▶ COLLECTED MATERIAL

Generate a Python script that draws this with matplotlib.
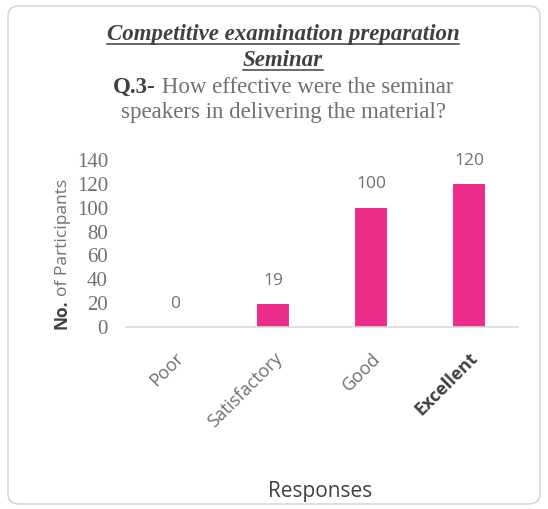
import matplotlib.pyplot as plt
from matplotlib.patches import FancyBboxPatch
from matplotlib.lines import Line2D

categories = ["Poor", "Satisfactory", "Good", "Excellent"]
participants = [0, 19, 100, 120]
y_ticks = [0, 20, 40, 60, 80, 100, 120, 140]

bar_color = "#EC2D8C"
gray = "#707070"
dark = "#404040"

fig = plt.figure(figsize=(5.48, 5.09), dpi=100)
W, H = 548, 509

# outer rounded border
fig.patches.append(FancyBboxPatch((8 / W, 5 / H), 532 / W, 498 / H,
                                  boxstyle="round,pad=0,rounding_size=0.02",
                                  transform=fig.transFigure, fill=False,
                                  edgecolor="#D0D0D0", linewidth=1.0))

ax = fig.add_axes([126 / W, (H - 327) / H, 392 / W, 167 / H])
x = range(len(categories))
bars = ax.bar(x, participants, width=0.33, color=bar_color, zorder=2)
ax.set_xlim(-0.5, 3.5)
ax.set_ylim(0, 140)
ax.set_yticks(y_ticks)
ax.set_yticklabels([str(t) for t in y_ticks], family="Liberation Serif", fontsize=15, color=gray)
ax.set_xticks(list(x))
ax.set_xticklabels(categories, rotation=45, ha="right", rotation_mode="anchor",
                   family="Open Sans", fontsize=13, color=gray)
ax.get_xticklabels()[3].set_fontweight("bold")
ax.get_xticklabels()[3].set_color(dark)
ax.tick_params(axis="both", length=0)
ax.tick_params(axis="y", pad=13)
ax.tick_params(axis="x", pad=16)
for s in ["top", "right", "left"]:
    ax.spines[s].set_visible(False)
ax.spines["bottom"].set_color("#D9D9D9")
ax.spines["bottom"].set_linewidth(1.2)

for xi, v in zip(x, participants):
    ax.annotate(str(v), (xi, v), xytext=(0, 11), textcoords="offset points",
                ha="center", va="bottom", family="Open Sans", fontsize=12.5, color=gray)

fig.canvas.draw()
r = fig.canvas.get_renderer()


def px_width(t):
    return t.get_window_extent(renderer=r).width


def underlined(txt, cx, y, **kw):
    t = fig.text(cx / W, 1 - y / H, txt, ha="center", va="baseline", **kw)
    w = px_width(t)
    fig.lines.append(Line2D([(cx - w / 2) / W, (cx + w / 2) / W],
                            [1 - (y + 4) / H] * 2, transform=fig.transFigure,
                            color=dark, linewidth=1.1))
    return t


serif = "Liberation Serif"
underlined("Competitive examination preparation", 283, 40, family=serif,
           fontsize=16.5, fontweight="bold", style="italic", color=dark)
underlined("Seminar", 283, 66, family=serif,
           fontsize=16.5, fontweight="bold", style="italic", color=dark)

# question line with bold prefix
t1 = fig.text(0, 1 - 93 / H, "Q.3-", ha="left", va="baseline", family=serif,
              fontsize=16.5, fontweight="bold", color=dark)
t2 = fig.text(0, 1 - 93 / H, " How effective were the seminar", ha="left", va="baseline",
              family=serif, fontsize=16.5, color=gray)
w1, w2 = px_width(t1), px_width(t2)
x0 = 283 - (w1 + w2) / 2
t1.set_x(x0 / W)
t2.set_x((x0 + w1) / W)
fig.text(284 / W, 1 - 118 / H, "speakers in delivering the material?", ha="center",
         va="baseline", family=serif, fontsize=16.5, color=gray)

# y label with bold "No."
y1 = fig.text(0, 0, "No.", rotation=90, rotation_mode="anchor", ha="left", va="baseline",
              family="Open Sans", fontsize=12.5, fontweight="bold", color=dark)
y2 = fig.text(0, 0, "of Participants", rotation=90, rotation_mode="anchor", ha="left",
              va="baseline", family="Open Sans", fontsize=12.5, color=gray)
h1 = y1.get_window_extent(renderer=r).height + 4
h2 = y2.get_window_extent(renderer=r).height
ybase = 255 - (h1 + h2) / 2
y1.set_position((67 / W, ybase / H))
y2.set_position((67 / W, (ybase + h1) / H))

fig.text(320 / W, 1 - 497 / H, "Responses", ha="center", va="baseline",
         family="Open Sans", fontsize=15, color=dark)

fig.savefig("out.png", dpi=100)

▶ DIRECTIONS FOR THIS TASK
With the pictures left out, restate word for word every line of the data above, from the first down to the line that contains "from matplotlib.lines import Line2D".

▶ EXPECTED ANSWER
Generate a Python script that draws this with matplotlib.
import matplotlib.pyplot as plt
from matplotlib.patches import FancyBboxPatch
from matplotlib.lines import Line2D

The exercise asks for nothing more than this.